User: tony.hirst@gmail.com
Password: ········

Logging in updates the state of the client:

In [6]:

t.auth_login(user, pwd)

/usr/local/lib/python3.7/site-packages/urllib3/connectionpool.py:857: InsecureRequestWarning: Unverified HTTPS request is being made. Adding certificate verification is strongly advised. See: https://urllib3.readthedocs.io/en/latest/advanced-usage.html#ssl-warnings
  InsecureRequestWarning)

Out[6]:

True

In [7]:

#Review the methods available from the client
#dir(t)

Many of the client calls require a collection ID, but I can see how to request available collection IDs directly?

We can, however, find client ID values from any recent jobs we've run, such as jobs run via the desktop application:

In [24]:

#We can find recent collection IDs from jobs...
jobs = t.getJobs()

colIds = list({j[k] for j in jobs for k in j if k=='colId'})
colIds_str = ', '.join([str(c) for c in colIds])

print(f'Recent collectionIDs: {colIds_str}')

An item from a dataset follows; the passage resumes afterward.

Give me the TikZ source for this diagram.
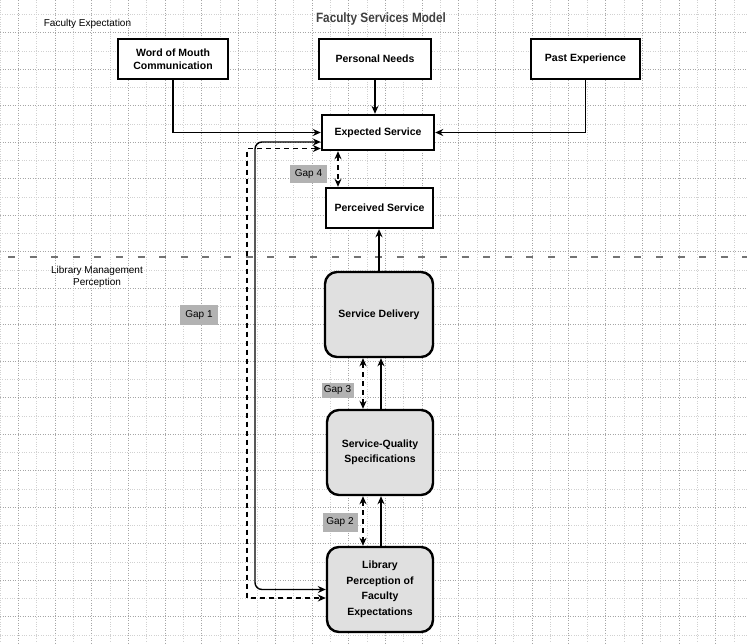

/usr/local/lib/python3.7/site-packages/urllib3/connectionpool.py:857: InsecureRequestWarning: Unverified HTTPS request is being made. Adding certificate verification is strongly advised. See: https://urllib3.readthedocs.io/en/latest/advanced-usage.html#ssl-warnings
  InsecureRequestWarning)

Recent collectionIDs: 54474

We can then get a list of documents associated with a particular collection:

In [32]:

#How do we get the collectionId?
docs = t.listDocsByCollectionId(colIds[0])

md=''
for doc in docs:
    md = f"{md}\n### docId: {doc['docId']}\n{doc['title']}, {doc['nrOfPages']} pages\n"
    
print(md)

/usr/local/lib/python3.7/site-packages/urllib3/connectionpool.py:857: InsecureRequestWarning: Unverified HTTPS request is being made. Adding certificate verification is strongly advised. See: https://urllib3.readthedocs.io/en/latest/advanced-usage.html#ssl-warnings
  InsecureRequestWarning)

### docId: 268862
Dutch Handwriting 0.1, 1 pages

### docId: 268863
English Handwriting 0.1, 1 pages

### docId: 268864
Wiener Diarium 4.0, 1 pages

### docId: 268865
German Handwriting 0.1, 1 pages

### docId: 268888
luddite_png_test, 1 pages

### docId: 268910
HO-40-1_15, 36 pages

Downloading Transkribus Data Structure XML¶

We can download the XML metadata associated with a document's transcripts either as a parsed lxml.etree document (bParse=True [default]) or as a text string.

In [71]:

col_id = colIds[0]

#doc_id = [d['docId'] for d in docs if d['title']=='English Handwriting 0.1'][0]
doc_id = 268888

In [72]:

#Get XML for a doc
_xml_str = t.getDocByIdAsXml(col_id, doc_id, bParse=False)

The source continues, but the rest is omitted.